Altern ist mehr als eine Anhäufung von Abschieden und Trauern ist mehr als das Loslassen lieber Verstorbener. Alt zu werden kann mit vielfältigen Verlusterfahrungen einhergehen. Der Studientag richtete sich an Begleiter*innen von alten Menschen, die sie in ihren Trauerprozessen unterstützen wollen und rückte das Altwerden als einen vielschichtigen Prozess und die Trauer als Reaktion auf verschiedenste Arten von Verlusterfahrungen in den Blick der 50 Teilnehmer*innen im Bildungshaus St. Benedikt in Seitenstetten.
Das Impulsreferat von Dr.in Vera Gallistl, Soziologin und Altersforscherin, räumte mit dem Klischeebild von den traurigen Alten auf und skizzierte das Alter als facettenreichen Lebensabschnitt, der heute gut 25 Jahre dauern und immer öfter auch im hohen Alter aktiv gestaltet werden kann. Zugleich wird die menschliche Verletzlichkeit in dieser Zeit auf besondere Weise sichtbar. Dass wir verletzlich sind, ist aber nicht primär Anlass zu Trauer, sondern eine Basis des Verbundenseins mit anderen. In den Verlusterfahrungen, die das Altern auch begleiten können, erweist sich die Trauer als ein Hinweis auf die Verbindungen, die das Leben ausmachen. Riten und gemeinschaftlich geteilte Erfahrungen helfen dabei, Verluste ins Leben zu integrieren. Ein wesentlicher Schlüssel dazu ist, auch im Alter weiter zu lernen und sich weiter als Person zu entwickeln.

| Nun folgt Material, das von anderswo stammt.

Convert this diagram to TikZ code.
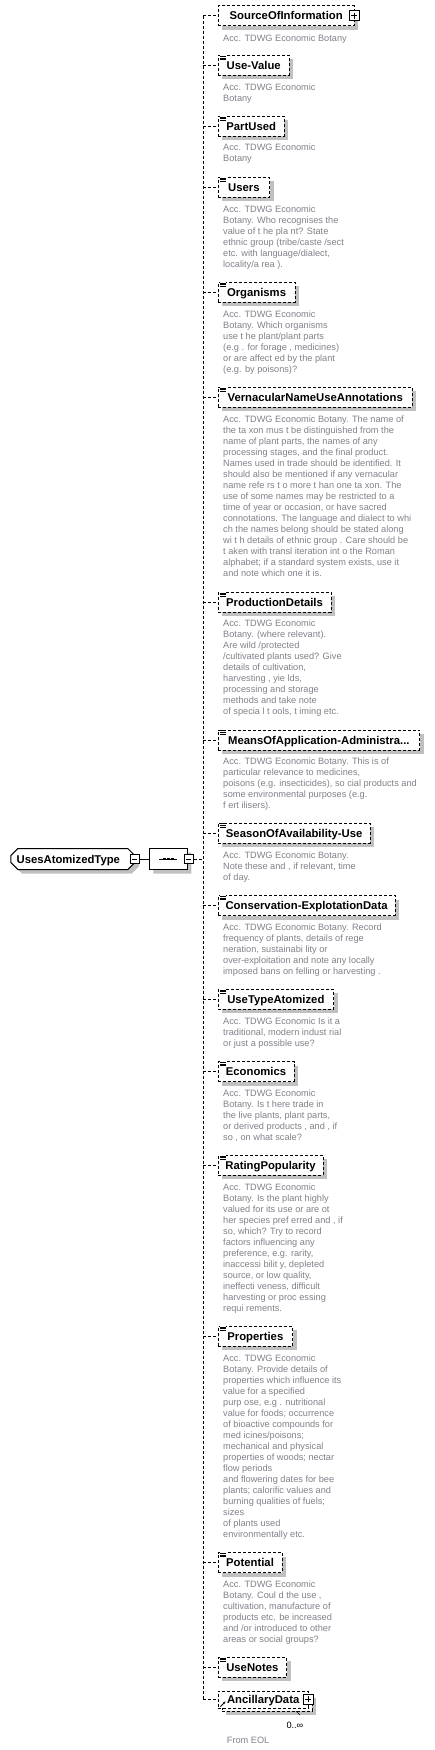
\documentclass[tikz,border=0pt]{standalone}
\usepackage{fontspec}
\setmainfont{Liberation Sans}
\usepackage{xcolor}
\usetikzlibrary{shapes.misc,shadows,arrows.meta}

\definecolor{shadowgray}{RGB}{192,192,192}
\definecolor{descgray}{RGB}{128,128,138}

\tikzset{
  elembox/.style={draw, dash pattern=on 3pt off 2pt, fill=white, anchor=west,
    minimum height=20pt, inner sep=0pt, text height=8.1pt, text depth=0pt,
    font=\fontsize{11.3}{13}\selectfont\bfseries},
  elem/.style={elembox, drop shadow={shadow xshift=4pt, shadow yshift=-4pt, fill=shadowgray, opacity=1}},
  desc/.style={anchor=north west, yshift=7.7pt, execute at begin node=\strut, align=left,
    inner sep=0pt, text=descgray, font=\fontsize{9.2}{11}\selectfont},
  conn/.style={dash pattern=on 3pt off 2pt},
  btnbox/.style={draw, fill=white, minimum size=10pt, inner sep=0pt, line width=1pt},
  plusbtn/.style={btnbox, path picture={\draw[line width=1pt] (path picture bounding box.center) +(-3,0) -- +(3,0) +(0,-3) -- +(0,3);}},
  minusbtn/.style={btnbox, path picture={\draw[line width=1pt] (path picture bounding box.center) +(-2.5,0) -- +(2.5,0);}},
}

\newcommand{\docicon}[1]{%
  \begin{scope}[shift={(#1.north west)}]
    \fill[white] (1.5,-0.5) rectangle (8,5);
    \draw[line width=0.9pt] (2,1) -- (7.5,1) (2,2.8) -- (7.5,2.8) (2,4.6) -- (7.5,4.6);
  \end{scope}}

\begin{document}
\begin{tikzpicture}[x=1pt, y=-1pt]
        \useasboundingbox (0,0) rectangle (434,1750);

        % root type and sequence
        \node[chamfered rectangle, chamfered rectangle xsep=3.5pt, draw, fill=white, line width=1pt,
              minimum width=124pt, minimum height=21pt, inner sep=0pt, text height=8.1pt, text depth=0pt,
              font=\fontsize{11.3}{13}\selectfont\bfseries,
              drop shadow={shadow xshift=4pt, shadow yshift=-4pt, fill=shadowgray, opacity=1}]
              (uat) at (72.8,859) {UsesAtomizedType\hspace*{9pt}};
        \node[minusbtn, minimum size=9pt] (uat-minus) at (134.5,859) {};
        \node[chamfered rectangle, chamfered rectangle xsep=6pt, draw, fill=white, line width=1pt,
              minimum width=38pt, minimum height=21pt, inner sep=0pt,
              drop shadow={shadow xshift=4pt, shadow yshift=-4pt, fill=shadowgray, opacity=1}]
              (seq) at (168.3,859) {};
        \draw[line width=1pt] ([xshift=-9pt]seq.center) -- ([xshift=8.5pt]seq.center);
        \foreach \dx in {-4,0,4}
            \fill ([xshift=\dx pt]seq.center) +(-1.4,-1.4) rectangle +(1.4,1.4);
        \node[minusbtn, minimum size=9pt] (seq-minus) at (188.5,859) {};
        \draw[line width=1pt] (uat-minus.east) -- (seq.west);
        \coordinate (spine) at (203,859);

        % child elements
        \node[elem, minimum width=136pt] (source) at (218,15.7) {SourceOfInformation};
        \node[plusbtn] (source-plus) at (source.east) {};
        \node[desc] (source-doc) at (223,41.3) {Acc. TDWG Economic Botany};

        \node[elem, minimum width=71pt] (usevalue) at (218,65.5) {Use-Value};
        \node[desc] (usevalue-doc) at (223,91.3) {Acc. TDWG Economic\\Botany};

        \node[elem, minimum width=66pt] (partused) at (218,126.3) {PartUsed};
        \node[desc] (partused-doc) at (223,151.6) {Acc. TDWG Economic\\Botany};

        \node[elem, minimum width=51.3pt] (users) at (218,187.2) {Users};
        \node[desc] (users-doc) at (223,213.3) {Acc. TDWG Economic\\Botany. Who recognises the\\value of t he pla nt? State\\ethnic group (tribe/caste /sect\\etc. with language/dialect,\\locality/a rea ).};

        \node[elem, minimum width=76.7pt] (organisms) at (218,292.3) {Organisms};
        \node[desc] (organisms-doc) at (223,318.3) {Acc. TDWG Economic\\Botany. Which organisms\\use t he plant/plant parts\\(e.g . for forage , medicines)\\or are affect ed by the plant\\(e.g. by poisons)?};

        \node[elem, minimum width=194pt] (vernacular) at (218,397.3) {VernacularNameUseAnnotations};
        \node[desc] (vernacular-doc) at (223,423.3) {Acc. TDWG Economic Botany. The name of\\the ta xon mus t be distinguished from the\\name of plant parts, the names of any\\processing stages, and the final product.\\Names used in trade should be identified. It\\should also be mentioned if any vernacular\\name refe rs t o more t han one ta xon. The\\use of some names may be restricted to a\\time of year or occasion, or have sacred\\connotations. The language and dialect to whi\\ch the names belong should be stated along\\wi t h details of ethnic group . Care should be\\t aken with transl iteration int o the Roman\\alphabet; if a standard system exists, use it\\and note which one it is.};

        \node[elem, minimum width=112.7pt] (production) at (218,602.3) {ProductionDetails};
        \node[desc] (production-doc) at (223,627.3) {Acc. TDWG Economic\\Botany. (where relevant).\\Are wild /protected\\/cultivated plants used? Give\\details of cultivation,\\harvesting , yie lds,\\processing and storage\\methods and take note\\of specia l t ools, t iming etc.};

        \node[elem, minimum width=201.3pt] (means) at (218,740) {MeansOfApplication-Administra...};
        \node[desc] (means-doc) at (223,765.3) {Acc. TDWG Economic Botany. This is of\\particular relevance to medicines,\\poisons (e.g. insecticides), so cial products and\\some environmental purposes (e.g.\\f ert ilisers).};

        \node[elem, minimum width=152pt] (season) at (218,833) {SeasonOfAvailability-Use};
        \node[desc] (season-doc) at (223,859.3) {Acc. TDWG Economic Botany.\\Note these and , if relevant, time\\of day.};

        \node[elem, minimum width=176.7pt] (conservation) at (218,905.5) {Conservation-ExplotationData};
        \node[desc] (conservation-doc) at (223,930.9) {Acc. TDWG Economic Botany. Record\\frequency of plants, details of rege\\neration, sustainabi lity or\\over-exploitation and note any locally\\imposed bans on felling or harvesting .};

        \node[elem, minimum width=115.3pt] (usetype) at (218,999.3) {UseTypeAtomized};
        \node[desc] (usetype-doc) at (223,1025.3) {Acc. TDWG Economic Is it a\\traditional, modern indust rial\\or just a possible use?};

        \node[elem, minimum width=75.7pt] (economics) at (218,1071.5) {Economics};
        \node[desc] (economics-doc) at (223,1097.3) {Acc. TDWG Economic\\Botany. Is t here trade in\\the live plants, plant parts,\\or derived products , and , if\\so , on what scale?};

        \node[elem, minimum width=104.7pt] (rating) at (218,1165.2) {RatingPopularity};
        \node[desc] (rating-doc) at (223,1191.3) {Acc. TDWG Economic\\Botany. Is the plant highly\\valued for its use or are ot\\her species pref erred and , if\\so, which? Try to record\\factors influencing any\\preference, e.g. rarity,\\inaccessi bilit y, depleted\\source, or low quality,\\ineffecti veness, difficult\\harvesting or proc essing\\requi rements.};

        \node[elem, minimum width=74.3pt] (properties) at (218,1336.2) {Properties};
        \node[desc] (properties-doc) at (223,1362.3) {Acc. TDWG Economic\\Botany. Provide details of\\properties which influence its\\value for a specified\\purp ose, e.g . nutritional\\value for foods; occurrence\\of bioactive compounds for\\med icines/poisons;\\mechanical and physical\\properties of woods; nectar\\flow periods\\and flowering dates for bee\\plants; calorific values and\\burning qualities of fuels;\\sizes\\of plants used\\environmentally etc.};

        \node[elem, minimum width=63.7pt] (potential) at (218,1562.5) {Potential};
        \node[desc] (potential-doc) at (223,1588.3) {Acc. TDWG Economic\\Botany. Coul d the use ,\\cultivation, manufacture of\\products etc. be increased\\and /or introduced to other\\areas or social groups?};

        \node[elem, minimum width=68.3pt] (usenotes) at (218,1667.2) {UseNotes};

        \node[elem, minimum width=90pt, minimum height=17pt] (ancillary-back) at (221.7,1702.2) {};
        \node[elembox, minimum width=90pt, minimum height=17pt] (ancillary) at (218,1699.2) {AncillaryData};
        \node[plusbtn] (ancillary-plus) at (ancillary.east) {};
        \draw[-{Stealth[length=2.5pt,width=2.5pt]}, line width=0.8pt] (220.5,1706.5) -- (225.5,1701.5);
        \draw (296,1711) -- (300,1715);
        \node[anchor=base east, inner sep=0pt, font=\fontsize{9.2}{11}\selectfont] (ancillary-mult) at (303.5,1728) {0..∞};
        \node[desc] (ancillary-doc) at (226.7,1743.3) {From EOL};

        \foreach \n in {usevalue,partused,users,organisms,vernacular,production,means,season,
                        conservation,usetype,economics,rating,properties,potential,usenotes}
            \docicon{\n};

        % connectors
        \draw[conn] (seq-minus.east) -- (spine);
        \draw[conn] (source.west -| spine) -- (ancillary.west -| spine);
        \foreach \n in {source,usevalue,partused,users,organisms,vernacular,production,means,season,
                        conservation,usetype,economics,rating,properties,potential,usenotes,ancillary}
            \draw[conn] (\n.west -| spine) -- (\n.west);
    \end{tikzpicture}
\end{document}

Das Impulsreferat von Mag.a Daniela Musiol, Beraterin und Mediatorin, stellte verschiedene Modelle von Phasen bzw. Dimensionen des Trauerprozesses dar und plädierte dafür, auch „entrechtete Trauer“ wahrzunehmen, also Anlässe und Formen von Trauer, die gesellschaftlich nicht anerkannt sind. Gerade beim Älterwerden können Verluste, die von anderen als „nicht so schlimm“ wahrgenommen werden, sehr belastend sein: vom Abschied vom alten Hund als langem Weggefährten bis zum Auszug aus der eigenen Wohnung und zur Auseinandersetzung mit unerfüllt gebliebenen Lebenswünschen. Kraft liege gerade im Alter in der Erinnerung, in die durch bewusstes Erzählen auch die positiven Erfahrungen gehoben werden können. So könne ein Lebensrückblick, der Schönes und Schweres ausbalanciert, stärkend und heilsam sein.
In den vier Workshops fand danach eine vertiefende Auseinandersetzung mit konkreten Beispielen aus der Begleitung älterer Menschen sowie mit eigenen Verlust- und Alterserfahrungen statt.
Isabella Ehart, Theologin, verwies auf Spiritualität als Ressource, um in den großen Abschied hineinzuwachsen. Christa Herzberger, Regionalleiterin der Pfarrcaritas, stellte Projekte zur Bekämpfung von Einsamkeit vor. Marianne Pichlmann, Schriftstellerin, Pädagogin und Pastoralassistentin leitete in einer Schreibwerkstatt zur kreativen Annährung an Alter und Trauer an. Gabriele Nemeth von der Caritas-Kompetenzstelle Demenz zeigte Möglichkeiten auf, an Demenz Erkrankte auch in Trauerprozessen hilfreich beizustehen.
Gerti Ziselsberger, Leiterin der Kompetenzstelle Trauer, Lucia Deinhofer, Leitern des Bildungshauses und Veronika Prüller-Jagenteufel, theologische Referentin der Caritas, führten durch den Tag.